Stiverne lasted all of 179 seconds before referee Arthur Mercante stopped the fight.
The first knockdown came when Wilder landed perhaps the strongest one-two punching combination in the sport: a left jab, followed by a strong right, which broke through the defensive guard of Stiverne, dropping his overmatched opponent with 51 seconds remaining.
In the first fight between the two, where Wilder (39-0, 38 KOs) defeated Stiverne (25-3-1, 21 KOs) by unanimous decision in January 2015 to win the WBC World Heavyweight Title, which he currently holds, Stiverne was rocked on many occasions but never officially dropped.
The 6-foot-2 Stiverne, who weighed in at 255 pounds Friday morning, gingerly rose to his feet, got in his stance and stepped over to Wilder, who was staring down Stiverne.
The 6-foot-7 Wilder snapped out of his glare, landing a four-punch combo, the final of which was a thunderous overhand right.

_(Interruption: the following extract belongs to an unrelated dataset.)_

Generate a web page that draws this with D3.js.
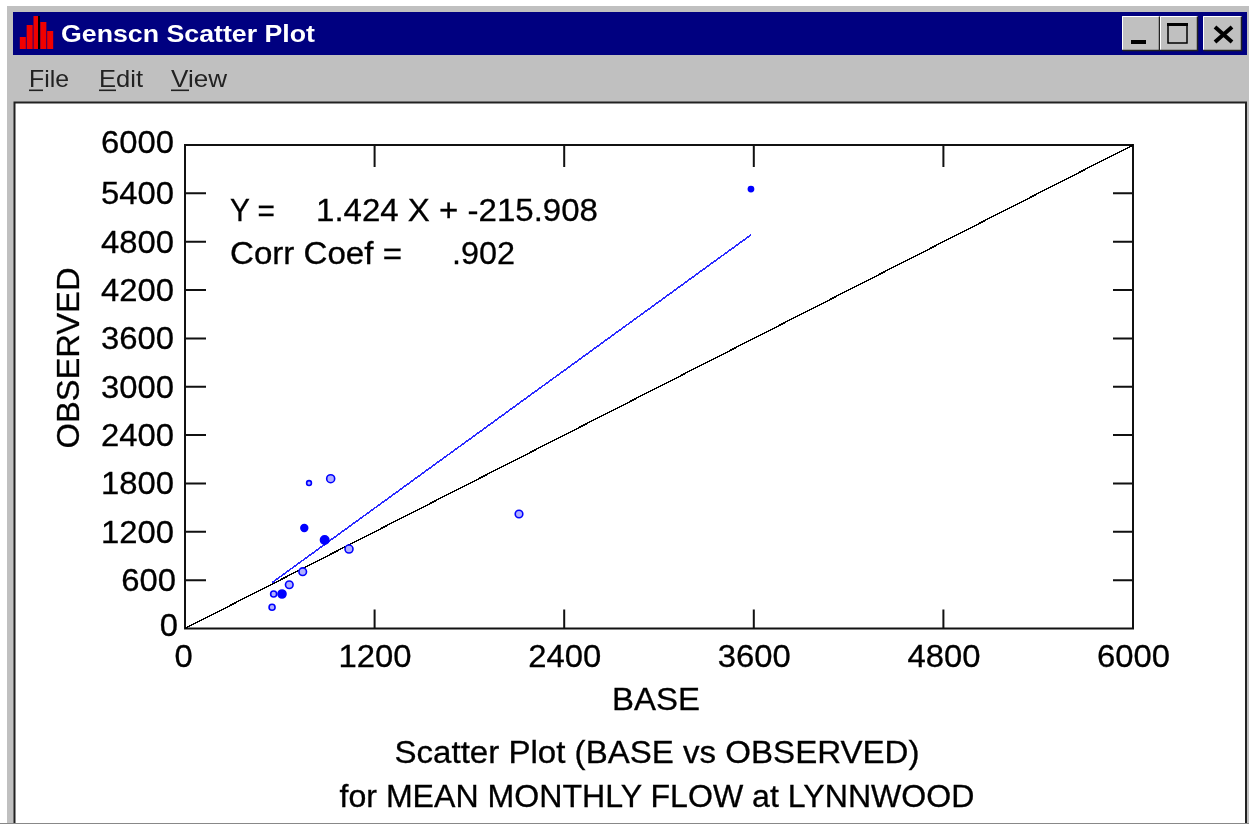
<!DOCTYPE html>
<html><head><meta charset="utf-8">
<script src="https://cdn.jsdelivr.net/npm/d3@7/dist/d3.min.js"></script>
<style>
html,body{margin:0;padding:0;background:#fff;overflow:hidden}
svg{display:block;filter:blur(0.5px)}
text{font-family:"Liberation Sans",Arial,sans-serif;fill:#000;stroke:#000;stroke-width:0.3px}
</style></head><body><div id="c"></div>
<script>
const baseValues=[551,561,614,660,745,755,785,884,922,1038,2114,3582];
const observedValues=[263,428,428,543,705,1247,1805,1098,1859,986,1421,5453];
const regressionX=[551,3582];
const regressionY=[569,4885];
const identityX=[0,6000];
const identityY=[0,6000];
const xTickValues=[0,1200,2400,3600,4800,6000];
const yTickValues=[0,600,1200,1800,2400,3000,3600,4200,4800,5400,6000];
const iconBars=[12,24,33,27,18];
const menuItems=["File","Edit","View"];
const titleLines=["Scatter Plot (BASE vs OBSERVED)","for MEAN MONTHLY FLOW at LYNNWOOD"];

const W=1249,H=824;
const svg=d3.select("#c").append("svg").attr("width",W).attr("height",H);
const rect=(x,y,w,h,f,s)=>svg.append("rect").attr("x",x).attr("y",y).attr("width",w).attr("height",h).attr("fill",f).attr("stroke",s||"none");
const label=(x,y,t,len,size,anchor)=>svg.append("text").attr("x",x).attr("y",y).attr("font-size",size||31)
  .attr("text-anchor",anchor||"start").attr("textLength",len).attr("lengthAdjust","spacingAndGlyphs").text(t);

// window chrome
rect(0,0,W,H,"#fff");
rect(7,6,1242,818,"#c0c0c0");
rect(13,12,1234,43,"#000080");
rect(14.5,102.5,1231.5,760,"#fff","#222").attr("stroke-width",2);
rect(0,823,W,1,"#888");

// icon
const iconX=d3.scaleBand().domain(d3.range(iconBars.length)).range([19,54]).padding(0.12);
const iconY=d3.scaleLinear().domain([0,33]).range([49,16]);
svg.selectAll(".ib").data(iconBars).join("rect").attr("x",(d,i)=>iconX(i)).attr("width",iconX.bandwidth())
 .attr("y",d=>iconY(d)).attr("height",d=>49-iconY(d)).attr("fill","#f00000");
rect(38,16,2,33,"#000");
label(61,42,"Genscn Scatter Plot",254,24).attr("font-weight",700).style("fill","#fff").style("stroke","none");

// buttons
[[1122,"min"],[1160,"max"],[1203,"close"]].forEach(([x,k])=>{
  const w=k==="close"?39:38;
  rect(x,16,w,34,"#c0c0c0");
  svg.append("path").attr("d",`M${x+.5},49.5V16.5H${x+w-.5}`).attr("fill","none").attr("stroke","#fff");
  svg.append("path").attr("d",`M${x+.5},50.5H${x+w-.5}V16.5`).attr("fill","none").attr("stroke","#222").attr("stroke-width",1.5);
  if(k==="min") rect(x+9,40,15,4,"#000");
  if(k==="max"){ svg.append("rect").attr("x",x+8).attr("y",24).attr("width",19).attr("height",19).attr("fill","none").attr("stroke","#000").attr("stroke-width",1.5); rect(x+7,23,21,3,"#000"); }
  if(k==="close") svg.append("path").attr("d",`M${x+12},27L${x+29},42M${x+29},27L${x+12},42`).attr("stroke","#000").attr("stroke-width",4);
});

// menu
[[29,40,14],[99,44,17],[171,56,18]].forEach(([x,w,u],i)=>{
  label(x,87,menuItems[i],w,24).style("fill","#222").style("stroke","none");
  rect(x,89.5,u,1.6,"#222");
});

// plot
const x=d3.scaleLinear().domain([0,6000]).range([185,1133]);
const y=d3.scaleLinear().domain([0,6000]).range([628.5,145]);
rect(185,145,948,483.5,"none","#111").attr("stroke-width",2);

const digit=18.25;
const xa=svg.append("g").attr("transform","translate(0,628.5)").call(d3.axisBottom(x).tickValues(xTickValues).tickSize(0).tickFormat(d3.format("d")).tickPadding(16));
xa.select(".domain").remove();
xa.selectAll("text").attr("font-size",31).attr("dy","0.71em").attr("font-family","Liberation Sans").attr("x",d=>d===0?-2:0)
  .attr("textLength",d=>String(d).length*digit).attr("lengthAdjust","spacingAndGlyphs");
const ya=svg.append("g").attr("transform","translate(185,0)").call(d3.axisLeft(y).tickValues(yTickValues).tickSize(0).tickFormat(d3.format("d")).tickPadding(11));
ya.select(".domain").remove();
ya.selectAll("text").attr("font-size",31).attr("font-family","Liberation Sans").attr("dy",d=>(d===0||d===6000)?"0.24em":"0.34em")
  .attr("x",d=>d===0?-7:d===600?-9:-11)
  .attr("textLength",d=>String(d).length*digit).attr("lengthAdjust","spacingAndGlyphs");

svg.selectAll(".xt").data(xTickValues.slice(1,-1)).join("path").attr("d",d=>`M${x(d)},628.5v-19M${x(d)},145v22`).attr("stroke","#111").attr("stroke-width",2);
svg.selectAll(".yt").data(yTickValues.slice(1,-1)).join("path").attr("d",d=>`M185,${y(d)}h21M1133,${y(d)}h-20`).attr("stroke","#111").attr("stroke-width",2);

const line=d3.line().x(d=>x(d[0])).y(d=>y(d[1]));
svg.append("path").attr("d",line(d3.zip(identityX,identityY))).attr("fill","none").attr("stroke","#000").attr("stroke-width",1.4).attr("shape-rendering","crispEdges");
svg.append("path").attr("d",line(d3.zip(regressionX,regressionY))).attr("fill","none").attr("stroke","#2a2aff").attr("stroke-width",1.6).attr("shape-rendering","crispEdges");

const marker=[3,3,4,3.8,3.8,3.4,2.4,4.2,4,4,3.8,2.6];
const hollow=[1,1,0,1,1,0,1,0,1,1,1,0];
svg.selectAll(".p").data(d3.zip(baseValues,observedValues)).join("circle")
 .attr("cx",d=>x(d[0])).attr("cy",d=>y(d[1])).attr("r",(d,i)=>marker[i])
 .attr("fill",(d,i)=>hollow[i]?"#b0b0ff":"#0000ff").attr("stroke","#0000ff").attr("stroke-width",1.6);

// annotation
label(230,221,"Y =",45);
label(316,221,"1.424 X + -215.908",282);
label(230,264,"Corr Coef =",172);
label(452,264,".902",63);

// labels
label(656,710,"BASE",88,31,"middle");
svg.append("text").attr("transform","translate(79,358) rotate(-90)").attr("text-anchor","middle").attr("font-size",31)
  .attr("textLength",181).attr("lengthAdjust","spacingAndGlyphs").text("OBSERVED");
label(657,763,titleLines[0],525,31,"middle");
label(657,807,titleLines[1],635,31,"middle");
</script></body></html>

Though partially deflected, it still managed to floor Stiverne 24 seconds after the first knockdown.
After walking over to the neutral corner, engaging with those in attendance, Wilder eyed a lumbering Stiverne, and finished him off with one second to spare.
He left his opponent laying on the bottom rope using it as a head rest, while his knees were inverted and his legs bent backward as Wilder postured in victory.
Stiverne had massive trouble getting to his feet this time, but at this point, it didn’t matter.
“So much frustration,” said Wilder afterward regarding Alexander Povetkin, Andrzej Wawrzyk and, prior to Saturday, Luis Ortiz, top-flight heavyweights who failed drug tests after scheduling bouts with Wilder. “It’s been crazy so many guys using PED’s. I just want to prove that I am the best. I know I am the best, but I wanna prove I am the best.”
That leaves one option: Anthony Joshua.
Joshua, (20-0, 20 KOs), is the uber-popular (in his home of the United Kingdom) 6-foot-7, 250-plus pound IBF, WBA Super and IBO World Champion, who stopped long-time heavyweight kingpin Wladimir Klitschko in April and Carlos Takam on October 28.
Wilder has been saying Joshua’s name for months, but Joshua’s promoter, Eddie Hearn of Matchroom Boxing, hasn’t reciprocated similar energy. Wilder and his Brooklyn-based promoter, Lou DiBella of DiBella Entertainment, have noticed.
“I’ve been waiting on that fight for a long time now, I declare war upon you,” Wilder directed at Joshua and his camp. “Do you accept my challenge? I’ve been waiting for a long time. I know I’m the champion, I know I’m the best, are you up for the test?”
“Why can’t it happen next?” DiBella added at the post-fight press conference. “They literally fought one week apart, neither one of them is hurt and they’re exactly on the same schedule. Anthony Joshua doesn’t want to fight this man. Eddie Hearn doesn’t want Anthony Joshua to fight this man.”
Hearn had previously mentioned a potential fight between Wilder and the UK’s Dillian Whyte (22-1, 16 KOs), which Wilder’s camp tried to make happen after Joshua opted for another opponent, but Hearn subsequently went silent.
Wilder was asked about Whyte, whose only defeat was to Joshua in December 2015 and who earned a controversial, underwhelming decision win over journeyman Brit Derek Chisora in December 2016.
His response regarding the UK challenger?
“A king doesn’t chase peasants, a king takes kings. I want Joshua,” he said. “Why should I go to England to fight a peasant without the king on the contract? The world wants Joshua. The world wants Wilder. No more dodging, no more excuses, make the date, don’t wait.”